One of the main crops that caught my attention this year was the green bean. South Florida is the largest green bean producer in the nation, with an estimated 33,000 acres dedicated to this legume. At harvest time many former school buses pass from the Florida Turnpike into the back streets of Homestead. These buses are carrying many people who come to pick beans. Driving by a field that is currently being picked is like witnessing a scene from the past. Many straw hats and colorful fabric wrapped heads dot the green fields. Women and men are carrying baskets and buckets of beans to fill a large truck. It is a beautiful sight but also loaded with conflict. Who are these people? Are they aware of the chemicals they are being exposed to? Are they being fairly compensated?
As an artist who utilizes ethnography to explore the world around me, I decided to approach a field that was currently being harvested. I took a field recorder and a camera. I walked into the field, my recorder was on and I could hear the sounds of the beans hitting the buckets in a rhythmic fashion before I could even see the hands of the workers. I exchanged hellos with people as I approached, everyone was friendly, until what I believe was the foreman approached me. He turned me away, told me no pictures, no video, told me to go back to the street. I persisted until another man approached, the field manager, the person who works for the actual field owner.
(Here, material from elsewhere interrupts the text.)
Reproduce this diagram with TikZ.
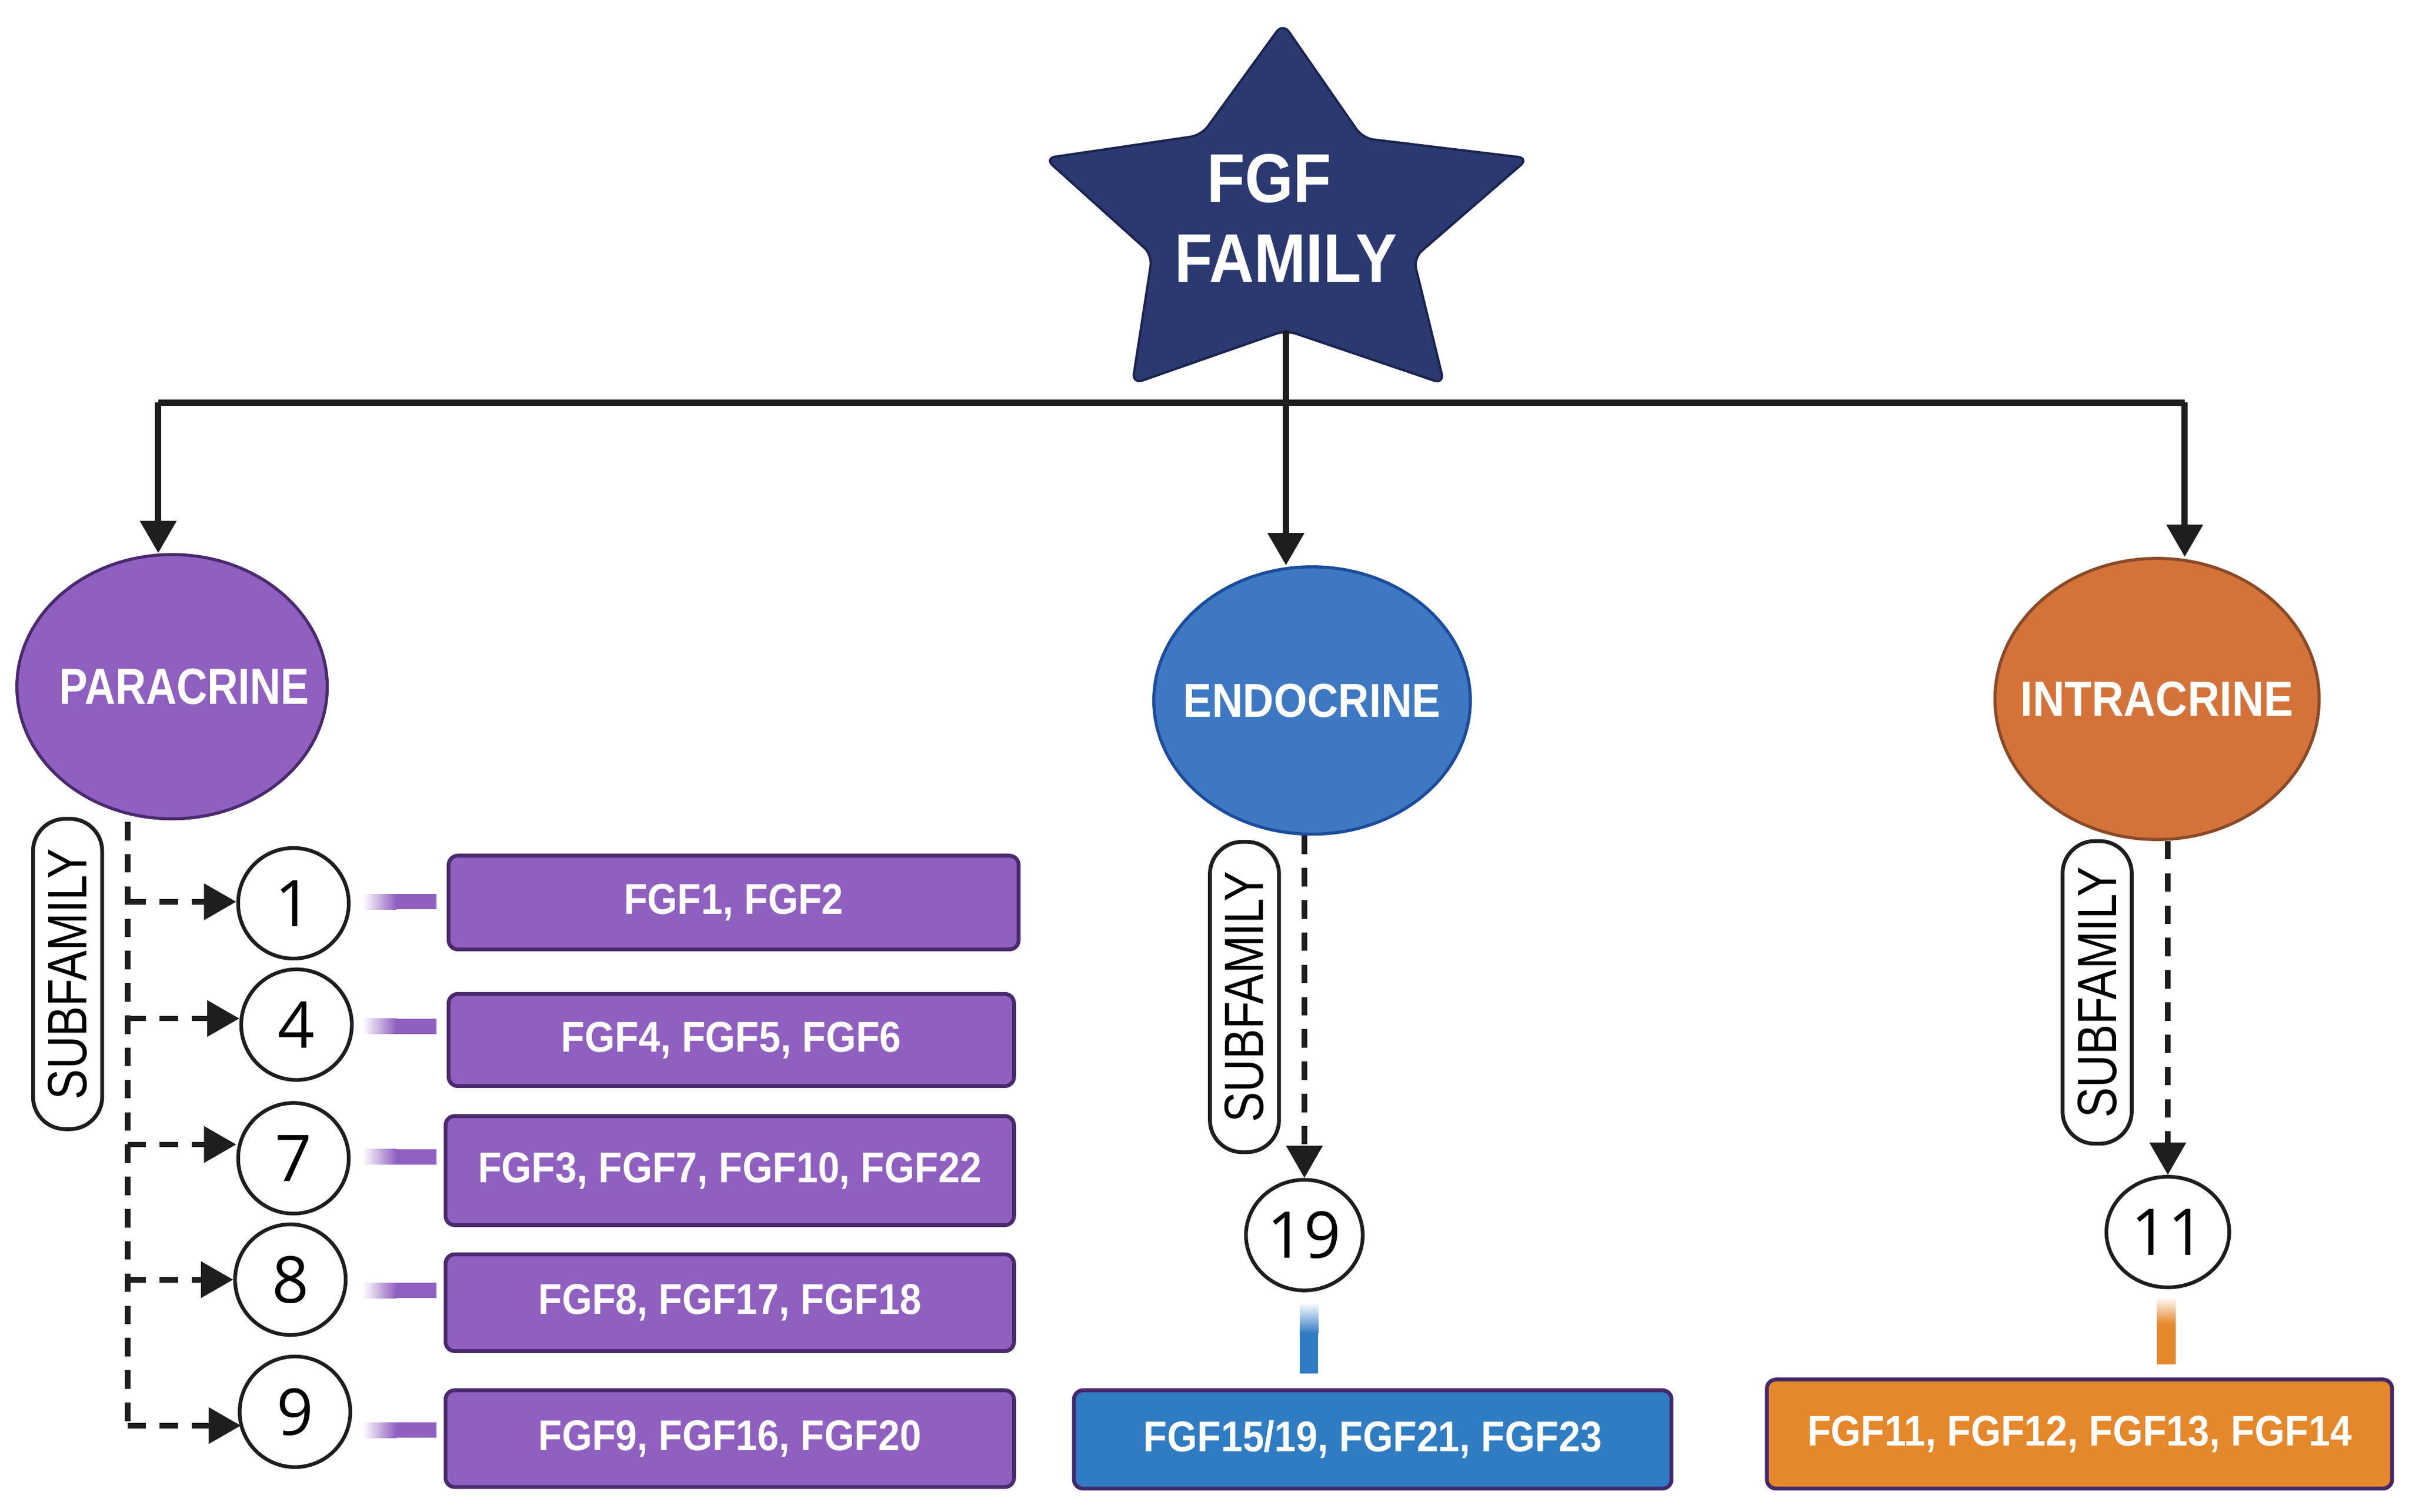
\documentclass[tikz,border=0pt]{standalone}
\usepackage{fontspec}
\setmainfont{Liberation Sans}
\newfontfamily\labA[FakeStretch=0.9]{Liberation Sans}
\newfontfamily\labP[FakeStretch=0.84]{Liberation Sans}
\newfontfamily\labS[FakeStretch=0.82]{Liberation Sans}
\newfontfamily\digfont{Open Sans}
\usetikzlibrary{arrows.meta,shapes.geometric,calc}
\definecolor{navy}{HTML}{2B3970}
\definecolor{navyd}{HTML}{1A2450}
\definecolor{ppl}{HTML}{8F60BF}
\definecolor{ppld}{HTML}{4A2A6E}
\definecolor{blu}{HTML}{3E78C2}
\definecolor{blud}{HTML}{1D4C9C}
\definecolor{bbox}{HTML}{2F7CC3}
\definecolor{org}{HTML}{D3733A}
\definecolor{orgd}{HTML}{8A4A28}
\definecolor{obox}{HTML}{E5872B}
\definecolor{boxd}{HTML}{44286C}
\definecolor{lk}{HTML}{1E1E1E}
\tikzset{
  mainline/.style={draw=lk, line width=4pt},
  mainarr/.style={mainline, -{Triangle[width=23pt,length=21pt]}},
  dashline/.style={draw=lk, line width=3.6pt, dash pattern=on 12pt off 9pt},
  dasharr/.style={dashline, -{Triangle[width=23pt,length=21pt]}},
  ell/.style={ellipse, inner sep=0pt, line width=2pt, text=white},
  pill/.style={draw=lk, fill=white, line width=2.5pt, rounded corners=21pt, rotate=90,
    inner sep=0pt, minimum height=45pt, font=\labS\fontsize{36}{36}\selectfont},
  numc/.style={ellipse, draw=lk, fill=white, line width=2.4pt, inner sep=0pt,
    font=\digfont\fontsize{42}{42}\selectfont},
  fbox/.style={rectangle, rounded corners=6pt, line width=2.5pt, draw=boxd, text=white,
    inner sep=0pt, font=\labA\bfseries\fontsize{28}{28}\selectfont},
  pbox/.style={fbox, fill=ppl, draw=ppld}
}
\begin{document}
\begin{tikzpicture}[x=1pt,y=-1pt,line join=round]
\useasboundingbox (0,0) rectangle (1568,984);
\fill[white] (0,0) rectangle (1568,984);

% star
\filldraw[fill=navy, draw=navyd, line width=1.5pt, rounded corners=7pt]
  (835,15) -- (887,90) -- (995,103) -- (920,168) -- (940,250) -- (837,215)
  -- (737,250) -- (750,166) -- (680,103) -- (782,88) -- cycle;
\node[text=white, align=center, font=\labA\bfseries\fontsize{45}{52}\selectfont] (fgf) at (837,142)
  {FGF\hspace*{22pt}\\FAMILY};
\coordinate (starb) at (837,215);

% ellipses
\node[ell, fill=ppl, draw=ppld, minimum width=202pt, minimum height=172pt,
  font=\labP\bfseries\fontsize{33}{33}\selectfont] (para) at (112,447) {\makebox[0pt]{\hspace*{16pt}PARACRINE}};
\node[ell, fill=blu, draw=blud, minimum width=206pt, minimum height=174pt,
  font=\labA\bfseries\fontsize{31}{31}\selectfont] (endo) at (854,456) {\makebox[0pt]{ENDOCRINE}};
\node[ell, fill=org, draw=orgd, minimum width=211pt, minimum height=183pt,
  font=\labA\bfseries\fontsize{32}{32}\selectfont] (intra) at (1404,455) {\makebox[0pt]{INTRACRINE}};

% main connectors
\coordinate (hl) at (103,262);
\coordinate (hr) at (1422,262);
\draw[mainline] (hl) -- (hr);
\draw[mainarr] (hl) -- (hl |- para.north);
\draw[mainarr] (hr) -- (hr |- intra.north);
\draw[mainarr] (starb) -- (starb |- endo.north);

% subfamily pills
\node[pill, minimum width=202pt] (sp) at (44,634) {SUBFAMILY};
\node[pill, minimum width=202pt] (se) at (810,649) {SUBFAMILY};
\node[pill, minimum width=197pt] (si) at (1365,646) {SUBFAMILY};

% paracrine circles
\node[numc, minimum width=72pt, minimum height=72pt] (c1) at (191,588) {1};
\node[numc, minimum width=72pt, minimum height=72pt] (c4) at (193,667) {4};
\node[numc, minimum width=72pt, minimum height=72pt] (c7) at (191,754) {7};
\node[numc, minimum width=72pt, minimum height=72pt] (c8) at (189,833) {8};
\node[numc, minimum width=72pt, minimum height=72pt] (c9) at (192,919) {9};

% paracrine dashed tree
\coordinate (pt) at (83,535);
\coordinate (b1) at (83,587);
\coordinate (b4) at (83,663);
\coordinate (b7) at (83,745);
\coordinate (b8) at (83,833);
\coordinate (b9) at (83,928);
\draw[dashline] (pt) -- (b9);
\draw[dasharr] (b1) -- (b1 -| c1.west);
\draw[dasharr] (b4) -- (b4 -| c4.west);
\draw[dasharr] (b7) -- (b7 -| c7.west);
\draw[dasharr] (b8) -- (b8 -| c8.west);
\draw[dasharr] (b9) -- ([xshift=2pt]b9 -| c9.west);

% paracrine boxes
\node[pbox, minimum width=371pt, minimum height=61pt] (f1) at (477.5,587.5) {FGF1, FGF2};
\node[pbox, minimum width=368pt, minimum height=60pt] (f4) at (476,677) {FGF4, FGF5, FGF6};
\node[pbox, minimum width=370pt, minimum height=71pt] (f7) at (475,762) {FGF3, FGF7, FGF10, FGF22};
\node[pbox, minimum width=370pt, minimum height=63pt] (f8) at (475,848) {FGF8, FGF17, FGF18};
\node[pbox, minimum width=370pt, minimum height=63pt] (f9) at (475,936.5) {FGF9, FGF16, FGF20};

% paracrine bars
\foreach \yy in {587,668,753,840,931}{
  \shade[left color=white, right color=ppl] (236,\yy-5) rectangle (258,\yy+5);
  \fill[ppl] (258,\yy-5) rectangle (284,\yy+5);
}

% endocrine
\node[numc, minimum width=76pt, minimum height=72pt] (c19) at (849,804) {19};
\draw[dasharr] (c19 |- endo.south) -- (c19.north);
\shade[top color=white, bottom color=bbox] (846,848) rectangle (858,868);
\fill[bbox] (846,868) rectangle (858,894);
\node[fbox, fill=bbox, minimum width=389pt, minimum height=64pt] (fe) at (893.5,937) {FGF15/19, FGF21, FGF23};

% intracrine
\node[numc, minimum width=80pt, minimum height=72pt] (c11) at (1411,802) {11};
\draw[dasharr] (c11 |- intra.south) -- (c11.north);
\shade[top color=white, bottom color=obox] (1404,844) rectangle (1416,862);
\fill[obox] (1404,862) rectangle (1416,888);
\node[fbox, fill=obox, minimum width=407pt, minimum height=71pt] (fi) at (1353.5,933.5) {FGF11, FGF12, FGF13, FGF14};
\end{tikzpicture}
\end{document}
He escorted me away from the picking and we stood to the side and I interviewed him. He explained that the majority of bean and squash pickers are Haitian, that they are brought by the buses, that they are compensated by weight, and was unclear about who was actually paid, alluding to the possibility that there was a third party contract.
The one thing I took away from the interview was a comment on the fact that the bean producers are having a difficult time finding hand pickers. The field manager explained that it is only the older generation of Haitian people who know how and are willing to do this work and that the younger generations are finding other jobs. He lamented that it is a fading technique and that soon machines would have to complete the harvest and that machines simply were not as efficient as the human hand, often leaving many beans broken or behind. His final comment in the interview was, “But for now it is okay, the only real threat is Trump sending them all back.”
I continued to trace the journey of the green bean. From the field, trucks are taken to a pack house. In the pack house the beans are dumped into a large holding area to then be fed onto a conveyor belt. At the center of the belt are many people who are picking the good beans off the belt and boxing them. There is an entire orchestrated process and choreography happening. Many hands picking, packing, boxing, forklifts criss crossing paths, machines spinning, fans blowing, gum chewing. At the back of the packing house the conveyor belt makes its exit, there is a line of trucks and trailers, this is where the “cull” is collected. Beans are poured out like a water fountain into the back of these trucks and trailers, they are the waste, the compost, the rejects. For my installation piece at the Museum of Contemporary Art in North Miami I have brought together objects encountered as a result of my ethnographic journey. The video footage was taken when I approached the first bean field, I asked if I could take the video but choose to obscure faces to protect the people who are picking America’s iconic green bean.